Éste es el sentido del episodio de Caná. El Señor nos dice: "Vuestra fiesta es aburrida. Habéis dejado de comunicaros y de cantar. Vuestra convivencia se deteriora. Vuestro diálogo se interrumpe. Vuestras canciones enmudecen. Pero yo estoy en medio de vosotros. Yo pongo mi Espíritu en vosotros, y en vuestros labios un canto nuevo. Ya no necesitaréis drogas ni estimulantes químicos para sentiros bien en presencia de los demás. Para estar animados en la fiesta. ‘No necesitáis embriagaros con vino, que es causa de libertinaje; llenaos más bien del Espíritu y cantad" (Ef 5,18 ) Desde que Jesús ha venido a nuestro mundo, para cantar ya no hay que llenarse de vino, sino de Espíritu.
No es, pues, extraño que los discípulos el día de Pentecostés, llenos del Espíritu Santo, den la impresión de estar embriagados (He 2,13). Es el vino nuevo de las bodas, el que se promete a la comunidad cristiana en el día de su alianza para que su fiesta no tenga fin.

Un jesuita colombiano tuvo una crisis profunda vocacional, un desengaño con su comunidad. Le pareció que se le había terminado el vino de la alianza. Su vocación había dejado de ser una fiesta que celebra, para ser una carga insoportable. Decidió abandonar la orden, cursando la solicitud de secularización. Mientras llegaba la respuesta de Roma, experimentó una profunda sanación interior leyendo el libro del prior de Taizé Que tu fiesta no tenga fin y se arrepintió del paso que había dado. Gustó el vino nuevo, y al mismo tiempo se le declaró una gravísima enfermedad. Antes de que llegaran de Roma los papeles firmados que lo desvinculaban de sus compromisos, falleció. De esta manera pudo morir como jesuita, y pidió que en su ataúd se incluyera un ejemplar de ese libro que tanto bien le había hecho para mantener su fidelidad. Verdaderamente su fiesta no tuvo fin.


Lo que siempre podrá celebrar toda comunidad cristiana no es su propio amor humano tan escaso, ni su fidelidad tan frágil. Es la presencia de Jesús en el corazón del misterio.
Podría aplicarse a cada comunidad cristiana lo que Pablo dice a propósito del matrimonio cristiano y de la Iglesia: se trata de un "gran misterio"(Ef 5,32). Como todo misterio es algo que se ofrece a los 2ojos iluminados del corazón" (Ef 1,18 ). Solamente se manifiesta ante una mirada contemplativa, que penetra más allá de las apariencias sensibles. Los místicos ven todas las miserias de la Iglesia tan bien como podemos verlas cualquiera de nosotros. Pero ellos ven algo más que muchas veces nosotros no vemos.
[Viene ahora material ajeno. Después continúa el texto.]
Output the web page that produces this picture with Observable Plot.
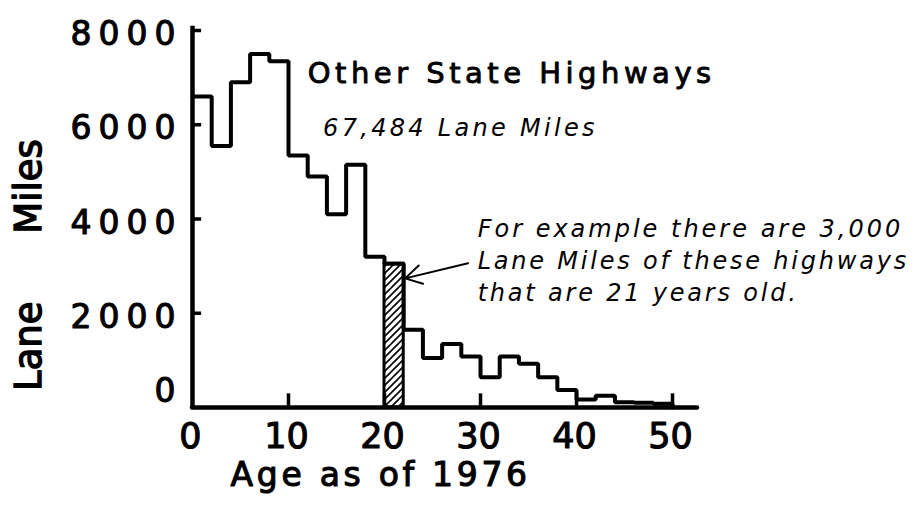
<!DOCTYPE html>
<html>
<head>
<meta charset="utf-8">
<script src="https://cdn.jsdelivr.net/npm/d3@7"></script>
<script src="https://cdn.jsdelivr.net/npm/@observablehq/plot@0.6"></script>
<style>
  html, body { margin: 0; padding: 0; background: #fff; }
</style>
</head>
<body>
<div id="chart"></div>
<script>
// ---- data ----
const binStart = [0, 2, 4, 6, 8, 10, 12, 14, 16, 18, 20, 22, 24, 26, 28, 30, 32, 34, 36, 38, 40, 42, 44, 46, 48];
const laneMiles = [6600, 5550, 6900, 7500, 7350, 5350, 4900, 4100, 5150, 3200, 3050, 1650, 1050, 1350, 1080, 640, 1080, 930, 640, 370, 170, 250, 110, 100, 80];
const binWidth = 2;
const highlightAge = 20; // bin 20-22 ("21 years old")
const xTicks = [0, 10, 20, 30, 40, 50];
const yTicks = [0, 2000, 4000, 6000, 8000];
const titleText = "Other State Highways";
const subtitleText = "67,484 Lane Miles";
const noteLines = ["For example there are 3,000", "Lane Miles of these highways", "that are 21 years old."];
const xLabel = "Age as of 1976";
const yLabelWords = ["Lane", "Miles"];

// ---- derived tables ----
const lastEnd = binStart[binStart.length - 1] + binWidth;
const steps = binStart.map((x, i) => ({x, y: laneMiles[i]}));
steps.push({x: lastEnd, y: laneMiles[laneMiles.length - 1]});
steps.push({x: lastEnd, y: 0});
const hi = binStart.indexOf(highlightAge);
const hatched = [{x1: binStart[hi], x2: binStart[hi] + binWidth, y: laneMiles[hi]}];

const font = "DejaVu Sans";
const heavy = {fill: "#000", stroke: "#000", strokeWidth: 1.1};

const chart = Plot.plot({
  width: 913,
  height: 505,
  marginLeft: 192,
  marginRight: 216,
  marginTop: 30,
  marginBottom: 98,
  x: {domain: [0, 52.6], axis: null},
  y: {domain: [0, 8000], axis: null},
  style: {fontFamily: font, background: "#fff", color: "#000", overflow: "visible"},
  marks: [
    // hatched bar
    Plot.rectY(hatched, {x1: "x1", x2: "x2", y: "y", fill: "url(#hatch)", stroke: "#000", strokeWidth: 3}),
    // step outline
    Plot.line(steps, {x: "x", y: "y", curve: "step-after", stroke: "#000", strokeWidth: 4, strokeLinejoin: "miter"}),
    // axes
    Plot.ruleY([0], {x1: 0, x2: 52.6, stroke: "#000", strokeWidth: 4.5, strokeLinecap: "round"}),
    Plot.ruleX([0], {y1: 0, y2: 8090, stroke: "#000", strokeWidth: 4.5}),
    Plot.ruleY(yTicks.filter(d => d > 0), {x1: 0, x2: 0.95, stroke: "#000", strokeWidth: 3.5}),
    Plot.ruleX(xTicks.filter(d => d > 0), {y1: 0, y2: 290, stroke: "#000", strokeWidth: 3.5}),
    // tick labels
    Plot.text(yTicks.filter(d => d > 0), {...heavy, x: 0, y: d => d, text: d => String(d), textAnchor: "end", dx: -10, dy: 4, fontSize: 33}),
    Plot.text(yTicks.filter(d => d === 0), {...heavy, x: 0, y: d => d, text: d => String(d), textAnchor: "end", dx: -10, dy: -16, fontSize: 33}),
    Plot.text(xTicks, {...heavy, x: d => d, y: 0, text: d => String(d), dx: -2, dy: 29, fontSize: 35}),
    // axis titles
    Plot.text([xLabel], {...heavy, x: 19.6, y: 0, text: d => d, dy: 68, fontSize: 33}),
    Plot.text([yLabelWords[1]], {...heavy, strokeWidth: 1.4, x: -17, y: 4690, text: d => d, rotate: -90, fontSize: 37}),
    Plot.text([yLabelWords[0]], {...heavy, strokeWidth: 1.4, x: -17, y: 1300, text: d => d, rotate: -90, fontSize: 37}),
    // title and subtitle
    Plot.text([titleText], {...heavy, strokeWidth: 0.9, x: 12.0, y: 7090, text: d => d, textAnchor: "start", fontSize: 29}),
    Plot.text([subtitleText], {x: 13.6, y: 5920, text: d => d, textAnchor: "start", fontSize: 24, fontStyle: "italic", fill: "#000"}),
    // annotation
    Plot.text(noteLines, {x: 29.7, y: (d, i) => 3777 - i * 679, text: d => d, textAnchor: "start", fontSize: 24, fontStyle: "italic", fill: "#000"}),
    Plot.arrow([{x1: 28.7, y1: 3060, x2: 22.15, y2: 2740}], {x1: "x1", y1: "y1", x2: "x2", y2: "y2", stroke: "#000", strokeWidth: 2, headLength: 14, bend: false})
  ]
});

const svg = d3.select(chart);

// letter spacing per text (hand-lettered look of the original)
const spacing = new Map([
  [titleText, 4.5], [subtitleText, 3.3], [xLabel, 3.7],
  [noteLines[0], 3.0], [noteLines[1], 2.8], [noteLines[2], 2.8]
]);
const yTickStrings = yTicks.map(String);
svg.selectAll("text").each(function() {
  const t = this.textContent;
  if (spacing.has(t)) this.setAttribute("letter-spacing", spacing.get(t));
  else if (yTickStrings.includes(t) && this.closest('[text-anchor="end"]')) this.setAttribute("letter-spacing", 7);
});

// hatch pattern definition
const defs = svg.insert("defs", ":first-child");
const pat = defs.append("pattern")
  .attr("id", "hatch")
  .attr("patternUnits", "userSpaceOnUse")
  .attr("width", 7)
  .attr("height", 7);
pat.append("rect").attr("width", 7).attr("height", 7).attr("fill", "#fff");
pat.append("path")
  .attr("d", "M-1,1 l2,-2 M0,7 l7,-7 M6,8 l2,-2")
  .attr("stroke", "#000")
  .attr("stroke-width", 1.6);

document.getElementById("chart").appendChild(chart);
</script>
</body>
</html>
Ellos contemplan a la Jerusalén nueva "que baja del cielo de junto a Dios, engalanada como una novia ataviada para su esposo" (Ap 21,2).
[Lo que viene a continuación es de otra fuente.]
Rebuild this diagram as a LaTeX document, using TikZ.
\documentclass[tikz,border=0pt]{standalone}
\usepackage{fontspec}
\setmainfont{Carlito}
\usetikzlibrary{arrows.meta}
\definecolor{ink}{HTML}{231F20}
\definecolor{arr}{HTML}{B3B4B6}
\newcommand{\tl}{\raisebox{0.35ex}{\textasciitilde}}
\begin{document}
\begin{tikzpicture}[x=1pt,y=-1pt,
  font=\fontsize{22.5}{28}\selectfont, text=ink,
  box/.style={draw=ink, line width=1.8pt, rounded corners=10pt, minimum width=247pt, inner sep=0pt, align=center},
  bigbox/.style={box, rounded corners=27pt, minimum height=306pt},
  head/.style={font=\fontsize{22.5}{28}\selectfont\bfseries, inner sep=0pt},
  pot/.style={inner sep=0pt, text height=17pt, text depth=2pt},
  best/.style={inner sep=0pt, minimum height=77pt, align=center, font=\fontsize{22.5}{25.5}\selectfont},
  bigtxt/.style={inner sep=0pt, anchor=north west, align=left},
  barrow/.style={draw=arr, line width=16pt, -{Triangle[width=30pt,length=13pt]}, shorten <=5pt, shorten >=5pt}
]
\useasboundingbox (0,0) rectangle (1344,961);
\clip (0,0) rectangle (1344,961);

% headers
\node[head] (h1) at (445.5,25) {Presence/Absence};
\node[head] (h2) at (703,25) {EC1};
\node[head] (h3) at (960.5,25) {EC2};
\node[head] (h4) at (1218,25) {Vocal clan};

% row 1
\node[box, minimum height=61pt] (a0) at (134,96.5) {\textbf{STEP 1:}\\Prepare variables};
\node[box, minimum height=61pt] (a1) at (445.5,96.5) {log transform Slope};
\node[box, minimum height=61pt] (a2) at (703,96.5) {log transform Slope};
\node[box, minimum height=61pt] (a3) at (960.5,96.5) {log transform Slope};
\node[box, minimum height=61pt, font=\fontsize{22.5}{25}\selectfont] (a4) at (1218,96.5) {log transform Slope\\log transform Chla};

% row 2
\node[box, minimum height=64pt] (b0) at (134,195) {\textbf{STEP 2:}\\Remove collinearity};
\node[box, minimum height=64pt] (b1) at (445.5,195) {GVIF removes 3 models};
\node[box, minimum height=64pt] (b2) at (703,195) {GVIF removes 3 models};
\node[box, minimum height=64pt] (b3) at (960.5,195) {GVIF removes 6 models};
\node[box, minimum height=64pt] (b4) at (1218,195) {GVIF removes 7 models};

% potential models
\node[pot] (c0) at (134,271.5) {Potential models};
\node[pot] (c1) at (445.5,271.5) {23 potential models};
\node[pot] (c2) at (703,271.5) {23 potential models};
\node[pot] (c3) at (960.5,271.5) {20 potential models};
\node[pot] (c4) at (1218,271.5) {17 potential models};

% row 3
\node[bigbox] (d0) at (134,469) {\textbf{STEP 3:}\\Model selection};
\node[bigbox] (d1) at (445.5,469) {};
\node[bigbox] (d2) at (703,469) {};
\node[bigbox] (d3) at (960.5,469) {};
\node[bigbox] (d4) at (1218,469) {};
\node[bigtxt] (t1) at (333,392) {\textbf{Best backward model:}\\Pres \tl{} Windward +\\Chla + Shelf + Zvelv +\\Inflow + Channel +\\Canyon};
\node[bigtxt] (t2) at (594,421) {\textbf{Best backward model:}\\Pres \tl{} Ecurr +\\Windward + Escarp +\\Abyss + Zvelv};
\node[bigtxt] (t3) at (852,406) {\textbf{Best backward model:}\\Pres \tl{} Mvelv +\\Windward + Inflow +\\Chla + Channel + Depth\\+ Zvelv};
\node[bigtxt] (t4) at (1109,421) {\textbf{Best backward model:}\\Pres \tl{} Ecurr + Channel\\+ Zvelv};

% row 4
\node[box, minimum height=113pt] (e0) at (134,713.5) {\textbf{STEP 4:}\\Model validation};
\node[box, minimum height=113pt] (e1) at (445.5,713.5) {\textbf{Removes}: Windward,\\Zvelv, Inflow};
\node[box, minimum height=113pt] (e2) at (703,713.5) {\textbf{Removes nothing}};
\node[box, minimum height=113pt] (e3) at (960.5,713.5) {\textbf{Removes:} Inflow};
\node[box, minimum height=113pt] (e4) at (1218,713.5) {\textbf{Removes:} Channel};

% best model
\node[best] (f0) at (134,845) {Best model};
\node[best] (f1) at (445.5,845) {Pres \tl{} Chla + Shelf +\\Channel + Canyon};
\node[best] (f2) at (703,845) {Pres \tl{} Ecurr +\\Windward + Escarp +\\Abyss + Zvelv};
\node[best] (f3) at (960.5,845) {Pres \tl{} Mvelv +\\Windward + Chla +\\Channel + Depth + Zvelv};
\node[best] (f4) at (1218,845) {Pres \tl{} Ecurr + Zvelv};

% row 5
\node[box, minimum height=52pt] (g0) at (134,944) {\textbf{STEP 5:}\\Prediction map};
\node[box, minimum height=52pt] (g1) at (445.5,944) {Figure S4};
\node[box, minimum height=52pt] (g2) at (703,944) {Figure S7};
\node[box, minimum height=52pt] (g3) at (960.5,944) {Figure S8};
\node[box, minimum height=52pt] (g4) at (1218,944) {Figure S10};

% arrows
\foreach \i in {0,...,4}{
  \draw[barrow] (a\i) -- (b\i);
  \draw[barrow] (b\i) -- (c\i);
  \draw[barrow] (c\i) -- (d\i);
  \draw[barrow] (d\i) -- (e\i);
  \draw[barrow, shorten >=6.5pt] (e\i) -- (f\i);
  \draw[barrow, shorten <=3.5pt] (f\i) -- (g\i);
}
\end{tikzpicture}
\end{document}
Un marido de mirada contemplativa será capaz de reconocer siempre la belleza de su esposa tal como aparece en la foto de bodas, aun cuando su rostro se vaya marchitando con el paso de los años. El cristiano tiene que ser capaz de amar a su comunidad y mirarla con los mismos ojos con que la amó de novicio cuando quedó seducido por su belleza.
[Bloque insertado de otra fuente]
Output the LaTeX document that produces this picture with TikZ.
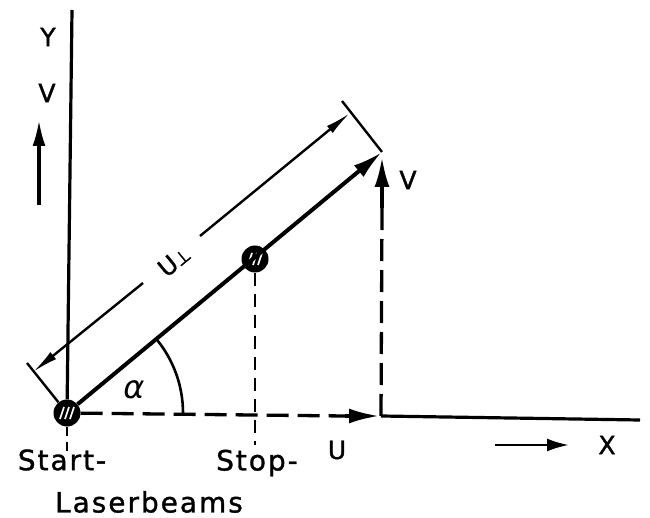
\documentclass[tikz,border=0pt]{standalone}
\usepackage{fontspec}
\setmainfont{DejaVu Sans}
\newfontfamily\labfont[LetterSpace=7, FakeBold=1.2]{DejaVu Sans}
\newfontfamily\smfont[FakeBold=1.5]{DejaVu Sans}
\usetikzlibrary{arrows.meta}
\begin{document}
\begin{tikzpicture}[x=1pt,y=-1pt,
  axisline/.style={line width=3.2pt},
  dashline/.style={line width=3.3pt, dash pattern=on 22pt off 9pt},
  shortdash/.style={line width=2.8pt, dash pattern=on 13pt off 8pt},
  dimline/.style={line width=2.4pt},
  bigtip/.style={-{Latex[length=30pt,width=15pt]}},
  dimtip/.style={-{Latex[length=26pt,width=9pt]}},
  biglbl/.style={font=\fontsize{28}{30}\selectfont\labfont, inner sep=0pt},
  smllbl/.style={font=\fontsize{25}{27}\selectfont\smfont, inner sep=0pt},
  hatchdot/.style={circle, fill=black, minimum size=27pt, inner sep=0pt,
    path picture={\foreach \dx in {-5,0,5}
      \draw[white, line width=1.7pt] ([xshift=\dx pt-2pt, yshift=-6pt]path picture bounding box.center) -- ++(4pt,12pt);}}]
\useasboundingbox (0,0) rectangle (650,518);

% named points
\node[hatchdot] (S) at (67,413) {};
\node[hatchdot] (P) at (255,259) {};
\coordinate (E) at (382,152);
\coordinate (C) at (381,416);
\coordinate (Ytop) at (72,10);
\coordinate (Xend) at (640,420);
\coordinate (Ua) at (345,416);
\coordinate (Utip) at (379,416);
\coordinate (Vb) at (382,208);
\coordinate (Vtip) at (382,157);
\coordinate (Pb) at (255,445);
\coordinate (Sb) at (67,452);
\coordinate (T1) at (27,363);
\coordinate (T2) at (342,101);
\coordinate (A) at (33,372);
\coordinate (B) at (350,113);
\coordinate (G1) at (143,283);
\coordinate (G2) at (200,236);
\coordinate (VLa) at (39,205);
\coordinate (VLb) at (39,120);
\coordinate (XAa) at (495,445);
\coordinate (XAb) at (569,445);

% axes
\draw[axisline] (Ytop) -- (S);
\draw[axisline] (C) -- (Xend);

% diagonal
\draw[line width=4pt, bigtip] (S) -- (E);

% components
\draw[dashline] (S) -- (Ua);
\draw[line width=3.3pt, bigtip] (Ua) -- (Utip);
\draw[dashline] (C) -- (Vb);
\draw[line width=3.6pt, bigtip] (Vb) -- (Vtip);

% drop lines
\draw[shortdash] (P) -- (Pb);
\draw[line width=2.8pt, dash pattern=on 9pt off 6pt] (S) -- (Sb);

% dimension
\draw[dimline] (S) -- (T1);
\draw[dimline] (E) -- (T2);
\draw[dimline, dimtip] (G1) -- (A);
\draw[dimline, dimtip] (G2) -- (B);
\node[font=\fontsize{24}{26}\selectfont\smfont, inner sep=0pt, rotate=39.5] (Ulab) at (174,261) {U{\fontsize{18}{18}\selectfont ⊥}};

% angle
\draw[line width=2.6pt] (S.center) ++(116,0) arc[start angle=0, end angle=39.5, radius=116pt];
\node[font=\fontsize{32}{34}\selectfont\itshape, inner sep=0pt] (alpha) at (134,390) {α};

% other arrows
\draw[axisline, -{Latex[length=26pt,width=13pt]}] (VLa) -- (VLb);
\draw[line width=2.6pt, -{Latex[length=22pt,width=13pt]}] (XAa) -- (XAb);

% labels
\node[smllbl] (Ylab) at (48,37) {Y};
\node[smllbl] (Vleft) at (47,93) {V};
\node[smllbl] (Vright) at (408,180) {V};
\node[smllbl] (Ulab2) at (337,450) {U};
\node[smllbl] (Xlab) at (607,445) {X};
\node[biglbl] (start) at (62,460) {Start-};
\node[biglbl] (stop) at (257,463) {Stop-};
\node[biglbl] (laser) at (149,502) {Laserbeams};
\end{tikzpicture}
\end{document}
Los ojos"iluminados del corazón" descubren siempre tras las arrugas el rostro deslumbrante del que uno se enamoró y que nunca se marchitará con el paso de los años y de los desengaños.
Mientras esta imagen se mantiene viva, nunca se agota el vino del banquete, y la vida en comunidad sigue siendo una fiesta que no tiene fin.